I guess somewhat didn't want the nice clean lines of the restored plaza muddled with messy ranks of parked bikes. That might also explain why they still haven't replaced any of the numerous benches or planters that made the space a pleasant one for a morning snack or afternoon nap rather than the blasted concrete waste it is now.
Date: 2006-07-10 04:28 pm (UTC)

From: [identity profile] bitterlawngnome.livejournal.com
You misunderstand. If there were benches, poor people might congregate there.
Date: 2006-07-10 11:30 pm (UTC)

From: [identity profile] muckefuck.livejournal.com
I think the poor people are stopped at the leafy green borders. The people I used to see congregating there were students, and no one who can afford to attend this institution is "poor" by any stretch of imagination.
Date: 2006-07-11 08:29 pm (UTC)

From: [identity profile] zompist.livejournal.com
That plaza never made much sense to me. Architects seem to love plazas, and always sketch them with people evenly scattered across them. Perhaps they've seen pictures of Italian plazas and think that all that's needed to create them is a humongous bare space? There's nothing to stop for in the library plaza, as I remember it-- it's only a place to walk through to get somewhere else.
Date: 2006-07-11 08:51 pm (UTC)

From: [identity profile] muckefuck.livejournal.com
There is so much about this building that makes no bloody sense to me.

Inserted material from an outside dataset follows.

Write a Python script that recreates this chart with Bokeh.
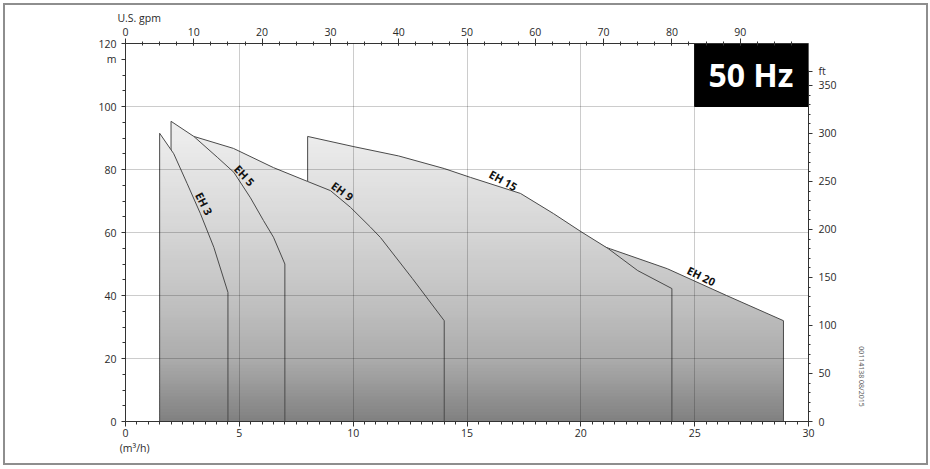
import numpy as np
from bokeh.plotting import figure
from bokeh.models import Range1d, LinearAxis, FixedTicker, Label, ColumnDataSource
from bokeh.core.properties import value
from bokeh.embed import file_html
from bokeh.resources import INLINE

# ---------------- data ----------------
pump_names = ["EH 20", "EH 15", "EH 9", "EH 5", "EH 3"]   # drawing order (back to front)

flow_eh3 = [1.5, 2.12, 2.71, 3.29, 3.88, 4.5]
head_eh3 = [91.5, 85.0, 75.5, 66.0, 55.3, 41.0]

flow_eh5 = [2.0, 3.0, 4.03, 4.76, 5.49, 6.06, 6.5, 7.0]
head_eh5 = [95.3, 90.5, 83.9, 79.1, 71.0, 63.8, 58.5, 50.0]

flow_eh9 = [3.0, 4.74, 6.5, 8.0, 9.0, 9.88, 10.76, 11.2, 12.6, 14.0]
head_eh9 = [90.5, 86.7, 80.6, 76.2, 73.3, 68.0, 61.7, 58.4, 45.4, 32.0]

flow_eh15 = [8.0, 10.0, 12.0, 14.0, 15.15, 17.35, 18.8, 20.0, 21.2, 22.5, 24.0]
head_eh15 = [90.5, 87.3, 84.3, 80.3, 77.5, 72.4, 66.0, 60.3, 54.9, 47.9, 42.2]

flow_eh20 = [20.5, 21.3, 23.8, 26.4, 28.9]
head_eh20 = [56.8, 54.8, 48.5, 40.0, 32.0]

# curve labels: flow at which each label sits on its curve, and rotation (deg)
label_text = ["EH 3", "EH 5", "EH 9", "EH 15", "EH 20"]
label_flow = [3.16, 4.99, 9.34, 16.44, 25.15]
label_angle = [-63, -47, -36, -29, -26.5]

# axes ticks
x_ticks = [0, 5, 10, 15, 20, 25, 30]
y_ticks = [0, 20, 40, 60, 80, 100, 120]
gpm_ticks = [0, 10, 20, 30, 40, 50, 60, 70, 80, 90]
ft_ticks = [0, 50, 100, 150, 200, 250, 300, 350]

# unit names and note
unit_flow_top = "U.S. gpm"
unit_flow_bottom = "(m³/h)"
unit_head_left = "m"
unit_head_right = "ft"
drawing_note = "00114138  08/2015"

M_TO_FT = 3.28084

curves = {
    "EH 3": (flow_eh3, head_eh3),
    "EH 5": (flow_eh5, head_eh5),
    "EH 9": (flow_eh9, head_eh9),
    "EH 15": (flow_eh15, head_eh15),
    "EH 20": (flow_eh20, head_eh20),
}

# ---------------- helpers ----------------
def clip(poly, y0, keep_above):
    out = []
    n = len(poly)
    for i in range(n):
        cur, prev = poly[i], poly[i - 1]
        cin = cur[1] >= y0 if keep_above else cur[1] <= y0
        pin = prev[1] >= y0 if keep_above else prev[1] <= y0
        if cin:
            if not pin:
                t = (y0 - prev[1]) / (cur[1] - prev[1])
                out.append((prev[0] + t * (cur[0] - prev[0]), y0))
            out.append(cur)
        elif pin:
            t = (y0 - prev[1]) / (cur[1] - prev[1])
            out.append((prev[0] + t * (cur[0] - prev[0]), y0))
    return out

grad_y = [0, 20, 40, 60, 90, 120]
grad_g = [128, 172, 195, 213, 236, 245]

def gray(y):
    g = int(round(np.interp(y, grad_y, grad_g)))
    return "#%02x%02x%02x" % (g, g, g)

# ---------------- figure ----------------
W, H = 921, 458
p = figure(width=W, height=H,
           x_range=Range1d(0, 30), y_range=Range1d(0, 120),
           output_backend="svg", toolbar_location=None,
           min_border_left=120, min_border_right=118,
           min_border_top=38, min_border_bottom=42)
p.outline_line_color = None
p.background_fill_color = "white"
p.border_fill_color = "white"
p.styles = {"margin": "5px", "outline": "2px solid #8e8e8e", "outline-offset": "0px"}

p.extra_x_ranges = {"gpm": Range1d(0, 100)}
p.extra_y_ranges = {"ft": Range1d(0, 120 * M_TO_FT)}

FONT = "Open Sans"
TXT = "#2a2a2a"

def style_axis(ax, tin, tout, mtin, mtout, standoff):
    ax.axis_line_color = "#333333"
    ax.major_tick_line_color = "#333333"
    ax.minor_tick_line_color = "#333333"
    ax.major_tick_in = tin
    ax.major_tick_out = tout
    ax.minor_tick_in = mtin
    ax.minor_tick_out = mtout
    ax.major_label_text_font = FONT
    ax.major_label_text_font_size = "10.5px"
    ax.major_label_text_color = TXT
    ax.major_label_standoff = standoff

def text_axis(ax, standoff, size="10.5px", color=TXT):
    ax.axis_line_color = None
    ax.major_tick_line_color = None
    ax.minor_tick_line_color = None
    ax.major_tick_in = 0
    ax.major_tick_out = 0
    ax.minor_tick_in = 0
    ax.minor_tick_out = 0
    ax.major_label_text_font = FONT
    ax.major_label_text_font_size = size
    ax.major_label_text_color = color
    ax.major_label_standoff = standoff

# bottom axis (m3/h)
xa = p.xaxis[0]
xa.ticker = FixedTicker(ticks=x_ticks, minor_ticks=list(np.arange(0, 30.01, 0.5)))
style_axis(xa, 0, 5, 0, 3, 2)

# left axis (m) with the unit name in place of the 115 tick
ya = p.yaxis[0]
ya.ticker = FixedTicker(ticks=y_ticks + [115], minor_ticks=list(range(0, 121, 5)))
ya.major_label_overrides = {115: unit_head_left}
style_axis(ya, 0, 4, 0, 3, 5)

# top axis (US gpm)
top = LinearAxis(x_range_name="gpm",
                 ticker=FixedTicker(ticks=gpm_ticks, minor_ticks=list(np.arange(0, 97.6, 2.5))))
style_axis(top, 2, 5, 2, 2, 3)
p.add_layout(top, "above")

# right axis (ft) with the unit name just above 350
right = LinearAxis(y_range_name="ft", bounds=(0, 366),
                   ticker=FixedTicker(ticks=ft_ticks + [365], minor_ticks=list(range(0, 351, 10))))
right.major_label_overrides = {365: unit_head_right}
style_axis(right, 0, 4, 0, 2, 6)
p.add_layout(right, "right")

# unit captions as label-only axes (outside the plot frame)
top_cap = LinearAxis(x_range_name="gpm", ticker=FixedTicker(ticks=[2]))
top_cap.major_label_overrides = {2: unit_flow_top}
text_axis(top_cap, 0)
p.add_layout(top_cap, "above")

bot_cap = LinearAxis(ticker=FixedTicker(ticks=[0.4]))
bot_cap.major_label_overrides = {0.4: unit_flow_bottom}
text_axis(bot_cap, 1)
p.add_layout(bot_cap, "below")

note_ax = LinearAxis(ticker=FixedTicker(ticks=[14]))
note_ax.major_label_overrides = {14: drawing_note}
note_ax.major_label_orientation = "vertical"
text_axis(note_ax, 17, size="7px", color="#555555")
p.add_layout(note_ax, "right")

# grid drawn above the fills
p.xgrid.grid_line_color = "black"
p.xgrid.grid_line_alpha = 0.2
p.ygrid.grid_line_color = "black"
p.ygrid.grid_line_alpha = 0.2
p.xgrid.level = "guide"
p.ygrid.level = "guide"
p.ygrid.ticker = FixedTicker(ticks=y_ticks)

# ---------------- pump areas ----------------
band_edges = np.arange(0, 100, 1.0)
for name in pump_names:
    fx, fy = curves[name]
    poly = [(fx[0], 0.0)] + list(zip(fx, fy)) + [(fx[-1], 0.0)]
    bxs, bys, bcs = [], [], []
    for a in band_edges:
        b = a + 1.0
        c = clip(poly, a, True)
        if len(c) < 3:
            continue
        c = clip(c, b + 0.4, False)
        if len(c) < 3:
            continue
        bxs.append([q[0] for q in c])
        bys.append([q[1] for q in c])
        bcs.append(gray(a + 0.5))
    p.patches(bxs, bys, fill_color=bcs, line_color=None)
    p.patch([q[0] for q in poly], [q[1] for q in poly],
            fill_alpha=0, line_color="#4a4a4a", line_width=1)

# curve labels, anchored on their curves
label_y = [float(np.interp(fx_, curves[t][0], curves[t][1])) for t, fx_ in zip(label_text, label_flow)]
src = ColumnDataSource(dict(x=label_flow, y=label_y, t=label_text, a=label_angle))
p.text(x="x", y="y", text="t", angle="a", angle_units="deg", source=src,
       text_font=value(FONT), text_font_style="bold", text_font_size="11px",
       text_color="#111111", text_align="center", text_baseline="bottom")

# 50 Hz box
p.quad(left=[25], right=[30], bottom=[100], top=[120], fill_color="black", line_color="black")
p.add_layout(Label(x=27.47, y=110.2, text="50 Hz", text_font=FONT, text_font_style="bold",
                   text_font_size="32px", text_color="white", text_align="center",
                   text_baseline="middle"))

open("out.html", "w").write(file_html(p, INLINE))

In reagrd to the plaza, Netzsch has gone on record saying he was inspired by ancient Mesoamerican architecture. Perhaps what we need to make it lively are simply a few human sacrifices atop the South Tower.

Seriously, you're right, it is a place of transit, but it's not like these can't be inviting. Lord knows I trip across cherubs in the hallways of this place enough. Put some comfy places to sit and cozy nooks along the corridor to Norris and people will stop. Like I said, I used to take my morning breakfast break on the plaza before I submitted to the stale air of a structure erected at the height of sick building syndrome.